SUBJECT: Ph.D. Dissertation Defense
   
BY: Saswat Mishra
   
TIME: Monday, December 3, 2018, 11:00 a.m.
   
PLACE: Pettit Microelectronics, 102A
   
TITLE: Soft Material-Enabled Flexible Electronics for Disease Diagnostics, Therapeutics, and Healthcare
   
COMMITTEE: Dr. Woon-Hong Yeo, Chair (ME)
Dr. Peter Hesketh (ME)
Dr. Todd Sulchek (ME)
Dr. Markondeyaraj Pulugurtha (ECE)
Dr. Seung Woo Lee (ME)
 

SUMMARY

The United States healthcare costs are approaching half a trillion dollars annually while mortality rates continue to rise from neurodegenerative and systemic diseases. Preemptive and therapeutics care is an alternative to expensive surgeries in order to reduce costs.
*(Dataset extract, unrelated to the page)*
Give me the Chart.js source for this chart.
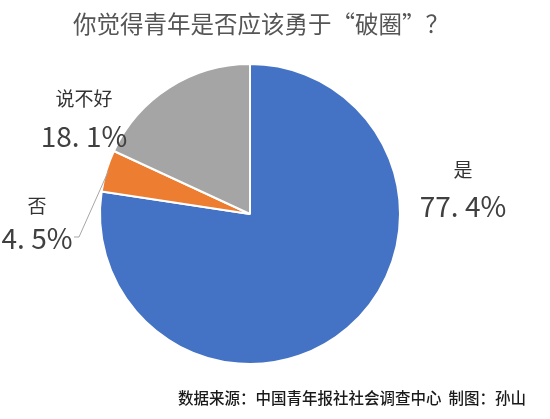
<!DOCTYPE html>
<html>
<head>
<meta charset="utf-8">
<script src="https://cdn.jsdelivr.net/npm/chart.js@4"></script>
<style>
  html, body { margin: 0; padding: 0; background: #fff; }
  #wrap { width: 550px; height: 419px; position: relative; }
</style>
</head>
<body>
<div id="wrap"><canvas id="pieChart" width="550" height="419"></canvas></div>
<script>
const titleText = '你觉得青年是否应该勇于“破圈”？';
const sourceText = '数据来源：中国青年报社社会调查中心  制图：孙山';
const categories = ['是', '否', '说不好'];
const shares = [77.4, 4.5, 18.1];
const shareLabels = ['77. 4%', '4. 5%', '18. 1%'];
const colors = ['#4472C4', '#ED7D31', '#A5A5A5'];

// where each label block sits (name line, value line)
const labelSpots = [
    { x: 463, nameY: 170, valueY: 206 },
    { x: 37, nameY: 206, valueY: 238 },
    { x: 84, nameY: 99, valueY: 136 }
];

const cjk = '"Noto Sans CJK SC", "Noto Sans", sans-serif';

const textPlugin = {
    id: 'textPlugin',
    afterDraw(chart) {
        const ctx = chart.ctx;
        ctx.save();
        ctx.textAlign = 'center';
        ctx.textBaseline = 'middle';

        // title
        ctx.fillStyle = '#555555';
        ctx.font = '23.5px ' + cjk;
        ctx.fillText(titleText, 261, 24);

        // source line
        ctx.fillStyle = '#1a1a1a';
        ctx.font = '500 15.5px ' + cjk;
        ctx.textAlign = 'right';
        ctx.fillText(sourceText, 526, 398);
        ctx.textAlign = 'center';

        // leader line for the small slice
        const arc = chart.getDatasetMeta(0).data[1];
        const mid = (arc.startAngle + arc.endAngle) / 2;
        const ex = arc.x + Math.cos(mid) * (arc.outerRadius - 2);
        const ey = arc.y + Math.sin(mid) * (arc.outerRadius - 2);
        ctx.strokeStyle = '#A6A6A6';
        ctx.lineWidth = 1;
        ctx.beginPath();
        ctx.moveTo(74, 237);
        ctx.lineTo(79, 237);
        ctx.lineTo(ex, ey);
        ctx.stroke();

        categories.forEach((name, i) => {
            const s = labelSpots[i];
            ctx.fillStyle = '#333333';
            ctx.font = '19px ' + cjk;
            ctx.fillText(name, s.x, s.nameY);
            ctx.fillStyle = '#404040';
            ctx.font = '28px ' + cjk;
            ctx.fillText(shareLabels[i], s.x, s.valueY);
        });
        ctx.restore();
    }
};

new Chart(document.getElementById('pieChart'), {
    type: 'pie',
    data: {
        labels: categories,
        datasets: [{
            data: shares,
            backgroundColor: colors,
            borderColor: '#ffffff',
            borderWidth: 2
        }]
    },
    options: {
        responsive: false,
        animation: false,
        events: [],
        layout: {
            padding: { left: 99, right: 149, top: 63, bottom: 54 }
        },
        plugins: {
            legend: { display: false },
            title: { display: false },
            tooltip: { enabled: false }
        }
    },
    plugins: [textPlugin]
});
</script>
</body>
</html>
Popularity with wearable devices enables in vivo biosensing platforms, but the existing devices are heavy, rigid, and bulky which inherently disrupts high-quality data recording and causes discomfort. This proposal optimizes the mechanics and materials for a soft material platform integrated with open-mesh, serpentine structures for extreme flexibility and stretchability. Mechanical integration of these sensors and devices is enabled by printing techniques using photolithography and aerosol jet printing. Ultimately these sensors enable preventative care which is half the problem for exorbitant health care costs so we dwelled into a wearable platform for ocular therapy systems enabled by electrooculograms. Our therapeutic platform aims to facilitate users from debilitating diseases such as Parkinson disease and convergence insufficiency. Our wearable “skin-like” electrodes enhance the recording and classification of ocular signals to control a wheelchair for Parkinson disease patients. Additionally, a similar platform enables us to record contrasting eye vergence motions with a virtual reality headset for home-based visual therapy. In this proposal, a set of materials, mechanics, and system integration methods is presented and discussed to unite preemptive and therapeutic care using electrooculograms with wearable devices.